I’ve turned over a new Leaf, and will no longer be burning fossil fuels on my daily trek to work.
To be accurate, my all-electric Nissan Leaf is not new; it’s a 2014 model with 40,000 km on the odometer, but it’s new to me, and I’m enjoying it. It’s fun to drive. Due to technology limitations and trade-offs between battery weight and range, older electric cars had a reputation for being a bit pokey, but that’s no longer true. If you don’t believe it, watch this video of the first electric car to win the Pikes Peak Hill Climb (2015). Don’t watch if you’re prone to motion sickness. (I’ve been up Pikes Peak, by the way. That road gave me the willies even at a crawl.)
The car in that race was a one-of-a-kind, to be sure, but these days high-end electric cars perform as well as high-end conventional cars. My family sedan isn’t a Tesla, but when I stomp on the accelerator, it moves. It’s got more than enough pep for a commuter car, and it sails right on up Tinakori hill, at the end of my homeward journey, with much less obvious effort than my old car did.

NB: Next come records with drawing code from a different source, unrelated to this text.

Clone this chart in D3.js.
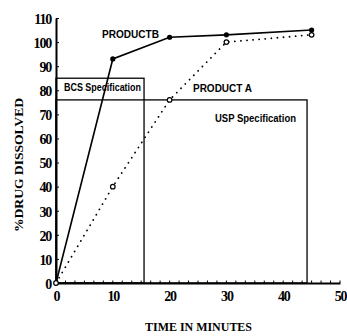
<!DOCTYPE html>
<html>
<head>
<meta charset="utf-8">
<script src="https://cdn.jsdelivr.net/npm/d3@7"></script>
<style>
  body { margin: 0; background: #fff; }
  .tick text { font-family: "Liberation Serif", serif; font-weight: bold; font-size: 14px; letter-spacing: -1.2px; fill: #000; }
  .lbl { font-family: "Liberation Sans", sans-serif; font-weight: bold; font-size: 10px; fill: #000; }
  .axlbl { font-family: "Liberation Serif", serif; font-weight: bold; font-size: 13px; fill: #000; }
</style>
</head>
<body>
<svg id="chart" width="347" height="336"></svg>
<script>
// dissolution data (minutes vs % dissolved)
var times = [0, 10, 20, 30, 45];
var productA = [0, 40, 76, 100, 103];
var productB = [0, 93, 102, 103, 105];
var xTicks = [0, 10, 20, 30, 40, 50];
var yTicks = [0, 10, 20, 30, 40, 50, 60, 70, 80, 90, 100, 110];
// specification boxes: [end minute, % dissolved]
var bcsSpec = [15.5, 85];
var uspSpec = [44.2, 76];

var svg = d3.select("#chart");

var x = d3.scaleLinear().domain([0, 50]).range([56, 340]);
var y = d3.scaleLinear().domain([0, 110]).range([283, 18]);

// spec boxes
var boxes = svg.append("g").attr("fill", "none").attr("stroke", "#000").attr("stroke-width", 1.3);
boxes.append("rect")
	.attr("x", x(0)).attr("y", y(bcsSpec[1]))
	.attr("width", x(bcsSpec[0]) - x(0)).attr("height", y(0) - y(bcsSpec[1]));
boxes.append("rect")
	.attr("x", x(0)).attr("y", y(uspSpec[1]))
	.attr("width", x(uspSpec[0]) - x(0)).attr("height", y(0) - y(uspSpec[1]));

// minor ticks on x axis
svg.append("g").selectAll("line").data(d3.range(0, 50.01, 10 / 6)).enter()
	.append("line")
	.attr("x1", function(d){ return x(d); }).attr("x2", function(d){ return x(d); })
	.attr("y1", y(0)).attr("y2", y(0) - 2.5)
	.attr("stroke", "#000").attr("stroke-width", 1);

// axes
var xAxis = svg.append("g").attr("transform", "translate(0," + y(0) + ")")
	.call(d3.axisBottom(x).tickValues(xTicks).tickSize(0).tickPadding(8));
xAxis.select(".domain").attr("stroke-width", 2);

var yAxis = svg.append("g").attr("transform", "translate(" + x(0) + ",0)")
	.call(d3.axisLeft(y).tickValues(yTicks).tickSizeInner(-3).tickSizeOuter(0).tickPadding(5));
yAxis.select(".domain").attr("stroke-width", 2);
yAxis.selectAll(".tick text").attr("dy", "0.38em");

// lines
var line = d3.line().x(function(d, i){ return x(times[i]); }).y(function(d){ return y(d); });
svg.append("path").datum(productA)
	.attr("d", line).attr("fill", "none")
	.attr("stroke", "#000").attr("stroke-width", 1.8)
	.attr("stroke-linecap", "round").attr("stroke-dasharray", "0.1 6");
svg.append("path").datum(productB)
	.attr("d", line).attr("fill", "none")
	.attr("stroke", "#000").attr("stroke-width", 1.6);

// markers
svg.append("g").selectAll("circle").data(productA).enter()
	.append("circle")
	.attr("cx", function(d, i){ return x(times[i]); }).attr("cy", function(d){ return y(d); })
	.attr("r", 2.3).attr("fill", "#fff").attr("stroke", "#000").attr("stroke-width", 1.2);
svg.append("g").selectAll("circle").data(productB.slice(1)).enter()
	.append("circle")
	.attr("cx", function(d, i){ return x(times[i + 1]); }).attr("cy", function(d){ return y(d); })
	.attr("r", 2.6).attr("fill", "#000");

// labels
function label(txt, cx, cy, len){
	svg.append("text").attr("class", "lbl")
		.attr("x", cx).attr("y", cy).attr("dy", "0.35em")
		.attr("textLength", len).attr("lengthAdjust", "spacingAndGlyphs")
		.text(txt);
}
label("PRODUCTB", 102, 34, 57);
label("BCS Specification", 64, 87, 77);
label("PRODUCT A", 193, 88, 59);
label("USP Specification", 215, 118, 81);

svg.append("text").attr("class", "axlbl")
	.attr("x", 145).attr("y", 331)
	.attr("textLength", 107).attr("lengthAdjust", "spacingAndGlyphs")
	.text("TIME IN MINUTES");
svg.append("text").attr("class", "axlbl")
	.attr("transform", "translate(23,232) rotate(-90)")
	.attr("textLength", 134).attr("lengthAdjust", "spacingAndGlyphs")
	.text("%DRUG DISSOLVED");
</script>
</body>
</html>
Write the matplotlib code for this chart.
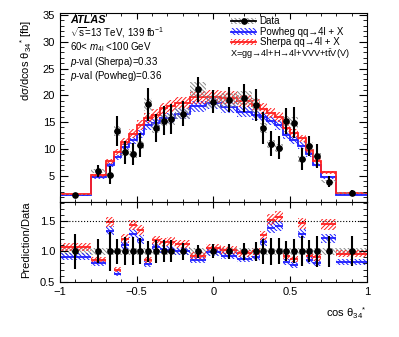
import matplotlib
matplotlib.use("Agg")
import matplotlib.pyplot as plt
import numpy as np
from matplotlib.patches import Patch
from matplotlib.lines import Line2D
from matplotlib.ticker import MultipleLocator

plt.rcParams['font.family'] = ['Liberation Sans', 'DejaVu Sans']
plt.rcParams['mathtext.fontset'] = 'custom'
plt.rcParams['mathtext.rm'] = 'Liberation Sans'
plt.rcParams['mathtext.it'] = 'Liberation Sans:italic'
plt.rcParams['mathtext.bf'] = 'Liberation Sans:bold'
plt.rcParams['mathtext.default'] = 'regular'
plt.rcParams['hatch.linewidth'] = 0.7

# bin edges in cos theta*_34
edges = [-1.0, -0.8, -0.7, -0.65, -0.6, -0.55, -0.5, -0.45, -0.4, -0.35, -0.3, -0.25,
         -0.15, -0.05, 0.05, 0.15, 0.25, 0.3, 0.35, 0.4, 0.45, 0.5, 0.55, 0.6, 0.65,
         0.7, 0.8, 1.0]

# measured cross section [fb]
data = [1.45, 5.9, 5.2, 13.4, 9.4, 9.0, 10.7, 18.3, 13.9, 15.3, 15.5, 16.6, 21.1,
        18.8, 19.2, 19.5, 18.2, 13.9, 11.0, 10.2, 15.2, 14.9, 8.2, 10.6, 8.7, 3.9, 1.8]
data_err = [0.42, 1.18, 1.66, 2.8, 2.16, 2.07, 2.25, 3.1, 2.64, 2.75, 2.8, 2.3, 2.3,
            2.16, 2.3, 2.7, 2.9, 2.9, 2.4, 2.15, 2.5, 2.9, 2.05, 1.9, 2.2, 0.98, 0.45]
data_sys = [0.1, 0.4, 0.36, 0.9, 0.65, 0.63, 0.75, 1.2, 0.95, 1.05, 1.05, 1.1, 1.4,
            1.25, 1.3, 1.3, 1.25, 0.95, 0.75, 0.7, 1.0, 1.0, 0.55, 0.72, 0.6, 0.27, 0.12]

# predictions [fb]
sherpa = [1.55, 5.07, 7.7, 9.38, 11.37, 12.87, 14.45, 15.74, 16.4, 17.6, 17.98, 18.59,
          19.62, 19.74, 19.58, 18.92, 18.2, 17.51, 16.72, 16.01, 13.98, 12.97, 11.97,
          9.86, 7.83, 5.62, 1.73]
powheg = [1.32, 4.72, 6.97, 8.44, 10.34, 11.61, 12.73, 14.46, 14.87, 15.76, 15.81, 16.6,
          17.94, 18.61, 17.86, 16.97, 16.38, 15.99, 15.29, 14.48, 12.62, 11.62, 10.58,
          9.01, 7.05, 4.72, 1.48]
sherpa_unc = 0.06
powheg_unc = 0.06

edges = np.array(edges)
data = np.array(data)
data_err = np.array(data_err)
data_sys = np.array(data_sys)
sherpa = np.array(sherpa)
powheg = np.array(powheg)
centers = 0.5 * (edges[:-1] + edges[1:])
widths = edges[1:] - edges[:-1]

RED = '#ff2020'
BLUE = '#1f1fff'
GREY = '#8a8a8a'
H_RED = '/' * 8
H_BLUE = '\\' * 8
H_GREY = '\\' * 8

fig = plt.figure(figsize=(3.99, 3.37), dpi=100)
ax1 = fig.add_axes([0.150, 0.4006, 0.770, 0.5599])
ax2 = fig.add_axes([0.150, 0.1623, 0.770, 0.2383], sharex=ax1)

# main panel
for vals, unc, col, hat in [(powheg, powheg_unc, BLUE, H_BLUE),
                            (sherpa, sherpa_unc, RED, H_RED)]:
    ax1.bar(centers, 2 * unc * vals, bottom=vals * (1 - unc), width=widths,
            fill=False, hatch=hat, edgecolor=col, linewidth=0)
    ax1.stairs(vals, edges, color=col, linewidth=1.3, baseline=None)

ax1.bar(centers, 2 * data_sys, bottom=data - data_sys, width=widths, fill=False,
        hatch=H_GREY, edgecolor=GREY, linewidth=0)
ax1.errorbar(centers, data, yerr=data_err, fmt='o', color='black', ms=3.8,
             elinewidth=1.5, capsize=0)

ax1.set_xlim(-1, 1)
ax1.set_ylim(0.1, 35.3)
ax1.yaxis.set_major_locator(MultipleLocator(5))
ax1.yaxis.set_minor_locator(MultipleLocator(1))
ax1.xaxis.set_major_locator(MultipleLocator(0.5))
ax1.xaxis.set_minor_locator(MultipleLocator(0.1))
ax1.tick_params(labelbottom=False)

# ratio panel
ax2.bar(0, 2 * 0.06, bottom=0.94, width=2, fill=False, hatch=H_GREY,
        edgecolor=GREY, linewidth=0)
for vals, unc, col, hat in [(powheg, powheg_unc, BLUE, H_BLUE),
                            (sherpa, sherpa_unc, RED, H_RED)]:
    r = vals / data
    ax2.bar(centers, 2 * unc * r, bottom=r * (1 - unc), width=widths,
            fill=False, hatch=hat, edgecolor=col, linewidth=0)
    ax2.hlines(r, edges[:-1], edges[1:], color=col, linewidth=1.3)
ax2.axhline(1.5, color='black', linestyle=':', linewidth=0.8)
ax2.errorbar(centers, np.ones_like(data), yerr=data_err / data, fmt='o',
             color='black', ms=3.8, elinewidth=1.5, capsize=0)
ax2.set_ylim(0.49, 1.81)
ax2.yaxis.set_major_locator(MultipleLocator(0.5))
ax2.yaxis.set_minor_locator(MultipleLocator(0.1))
ax2.set_xticks([-1, -0.5, 0, 0.5, 1])
ax2.set_xticklabels(['\u22121', '\u22120.5', '0', '0.5', '1'])

for ax in (ax1, ax2):
    ax.tick_params(which='both', direction='in', top=True, right=True, labelsize=8)
    ax.tick_params(axis='y', which='major', length=5.5)
    ax.tick_params(axis='y', which='minor', length=3)
    ax.tick_params(axis='x', which='major', length=4)
    ax.tick_params(axis='x', which='minor', length=2)
    for s in ax.spines.values():
        s.set_linewidth(0.8)

fig.text(0.065, 1 - 20 / 337, r'd$\sigma$/dcos $\theta_{34}{}^{*}$ [fb]',
         rotation=90, ha='center', va='top', fontsize=8)
fig.text(0.065, 1 - 240 / 337, 'Prediction/Data', rotation=90, ha='center',
         va='center', fontsize=8)
fig.text(0.920, 1 - 313 / 337, r'cos $\theta_{34}{}^{*}$', ha='right',
         va='center', fontsize=8)

# labels
x0 = 70 / 399
fig.text(x0, 1 - 20 / 337, 'ATLAS', fontsize=7.8, fontweight='bold',
         fontstyle='italic', va='center')
fig.text(x0, 1 - 33 / 337, r'$\sqrt{s}$=13 TeV, 139 fb$^{-1}$', fontsize=7, va='center')
fig.text(x0, 1 - 47 / 337, r'60< $\mathit{m}_{4l}$ <100 GeV', fontsize=7, va='center')
fig.text(x0, 1 - 62 / 337, r'$\mathit{p}$-val (Sherpa)=0.33', fontsize=7, va='center')
fig.text(x0, 1 - 76 / 337, r'$\mathit{p}$-val (Powheg)=0.36', fontsize=7, va='center')

handles = [
    (Patch(fill=False, hatch=H_GREY, edgecolor=GREY, linewidth=0),
     Line2D([], [], color='black', marker='o', ms=3.8, linewidth=1.3)),
    (Patch(fill=False, hatch=H_BLUE, edgecolor=BLUE, linewidth=0),
     Line2D([], [], color=BLUE, linewidth=1.3)),
    (Patch(fill=False, hatch=H_RED, edgecolor=RED, linewidth=0),
     Line2D([], [], color=RED, linewidth=1.3)),
]
labels = ['Data', 'Powheg qq\u21924l + X', 'Sherpa qq\u21924l + X']
ax1.legend(handles, labels, loc='upper left', bbox_to_anchor=(231 / 399, 1 - 16.5 / 337),
           bbox_transform=fig.transFigure, frameon=False, fontsize=7,
           handlelength=2.6, handleheight=0.6, handletextpad=0.35, labelspacing=0.05,
           borderaxespad=0, borderpad=0)
fig.text(230 / 399, 1 - 54 / 337,
         'X=gg\u21924l+H\u21924l+VVV+$\\mathrm{t\\bar{t}}$V(V)',
         fontsize=6.6, va='center')

fig.savefig('out.png', dpi=100)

Electric vehicles (EVs) may be pricier up front, but are less expensive to run, especially when you factor in lower maintenance costs from fewer moving parts. A recent study by the Union of Concerned Scientists shows that even in the U.S., where gasoline is cheaper than the global average, EVs are a good economic choice as well as being better for the environment. As the cost of solar power continues to drop, battery technology continues to improve, and as more EVs become available, the cost of ownership will keep doing down. Here in New Zealand, where most of our electricity comes from renewable sources, the choice will soon be a no-brainer. EVs are the future.
 Fuel prices: at around 2 NZD per litre for petrol (gasoline) here in Wellington, and an exchange rate of 1.00 NZD == 0.70 USD, that’s about $5.30 US per gallon. The current global average is about 1.10 USD per litre.